There’s downsides, though, to HUD financing. One of the major downsides is that it takes a really long time to secure the financing, and so if you’re in a situation where it’s a competitive environment, trying to acquire a property, and you want to be able to close in 45 to 60 days, with the HUD financing – forget it. It’s just not going to happen. It takes a long time to close those. But if it’s a refinance and you’ve got all the time in the world, that’s one option for you. The other downside is they have limitations on how often you can make a distribution, it’s one to two times a year rather than with any other financing you can distribute whenever you want. You can distribute monthly, quarterly, as-needed, but with HUD loans, there’s limitations on those distributions.
Richard: Right, right. I think you’re lucky if you get a HUD loan done in 4 to 6 months. It’s many times 5 to 9 months, usually, is that right ballpark wise?

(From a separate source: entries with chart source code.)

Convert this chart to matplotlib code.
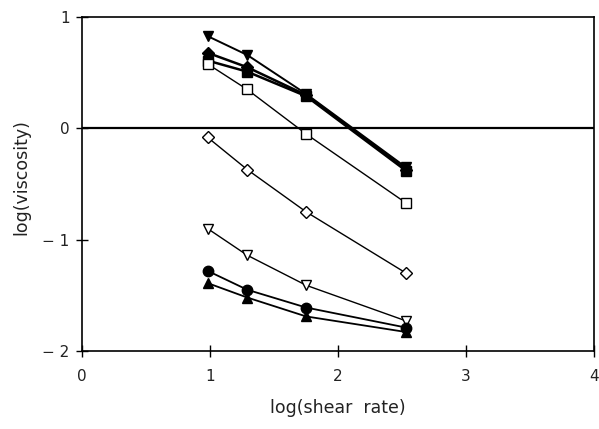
import matplotlib

matplotlib.use("Agg")
import matplotlib.pyplot as plt

plt.rcParams["font.family"] = ["DejaVu Sans"]

shear = [0.98, 1.29, 1.75, 2.53]

tri_down_filled = [0.83, 0.66, 0.31, -0.35]
diamond_filled = [0.68, 0.55, 0.30, -0.37]
square_filled = [0.61, 0.51, 0.29, -0.38]
square_open = [0.58, 0.35, -0.05, -0.67]
diamond_open = [-0.08, -0.37, -0.75, -1.30]
tri_down_open = [-0.90, -1.14, -1.41, -1.73]
circle_filled = [-1.28, -1.45, -1.61, -1.79]
tri_up_filled = [-1.39, -1.52, -1.69, -1.83]

series = [
    (tri_down_filled, "v", "black", 1.4),
    (diamond_filled, "D", "black", 1.8),
    (square_filled, "s", "black", 1.8),
    (square_open, "s", "white", 1.0),
    (diamond_open, "D", "white", 1.0),
    (tri_down_open, "v", "white", 1.0),
    (circle_filled, "o", "black", 1.3),
    (tri_up_filled, "^", "black", 1.3),
]

fig = plt.figure(figsize=(5.99, 4.29), dpi=100)
ax = fig.add_axes([0.137, 0.182, 0.855, 0.778])

ax.axhline(0, color="black", lw=1.6, zorder=1)

for vals, mk, face, lw in series:
    ms = 6 if mk == "D" else 7.5
    ax.plot(shear, vals, color="black", lw=lw, marker=mk, ms=ms,
            mfc=face, mec="black", mew=1.0, zorder=3)

ax.set_xlim(0, 4)
ax.set_ylim(-2, 1)
ax.set_xticks([0, 1, 2, 3, 4])
ax.set_yticks([-2, -1, 0, 1])
ax.set_yticklabels(["\u2212 2", "\u2212 1", "0", "1"])
ax.tick_params(direction="inout", length=8, width=1, labelsize=11,
               labelcolor="#222222")
ax.tick_params(axis="x", pad=9)
ax.tick_params(axis="y", pad=5)
for s in ax.spines.values():
    s.set_linewidth(1.2)

ax.set_xlabel("log(shear  rate)", fontsize=12.5, labelpad=11, color="#222222")
ax.set_ylabel("log(viscosity)", fontsize=12.5, color="#222222")
ax.yaxis.set_label_coords(-0.10, 0.52)

fig.savefig("out.png", dpi=100)
plt.close(fig)
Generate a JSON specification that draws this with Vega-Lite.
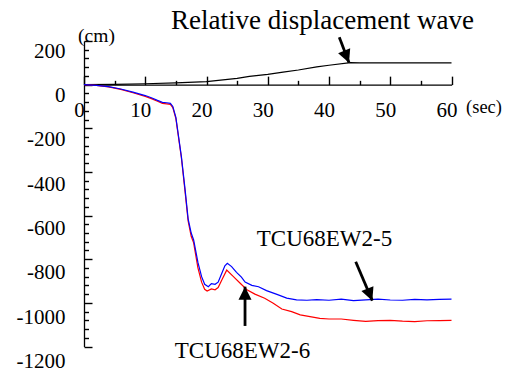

Brian: Yeah, I mean it’s a very long time. Best case scenario, maybe you get one done in 90 days, but you’ve really got to be on top of it to make that happen. It is a very slow process. Now I’ve heard that they want to try to make it better, and do that faster, but still for a refinance scenario maybe it’s one thing. Or if you have a really patient seller, maybe it works, but today’s landscape in the multi-family acquisitions arena, it’s very competitive, and one of the elements that people look at is how long is it going to take you to close, and if you tell them “Eh, 3 to 6 months.”, there’s no way they’re picking you as the buyer for that property.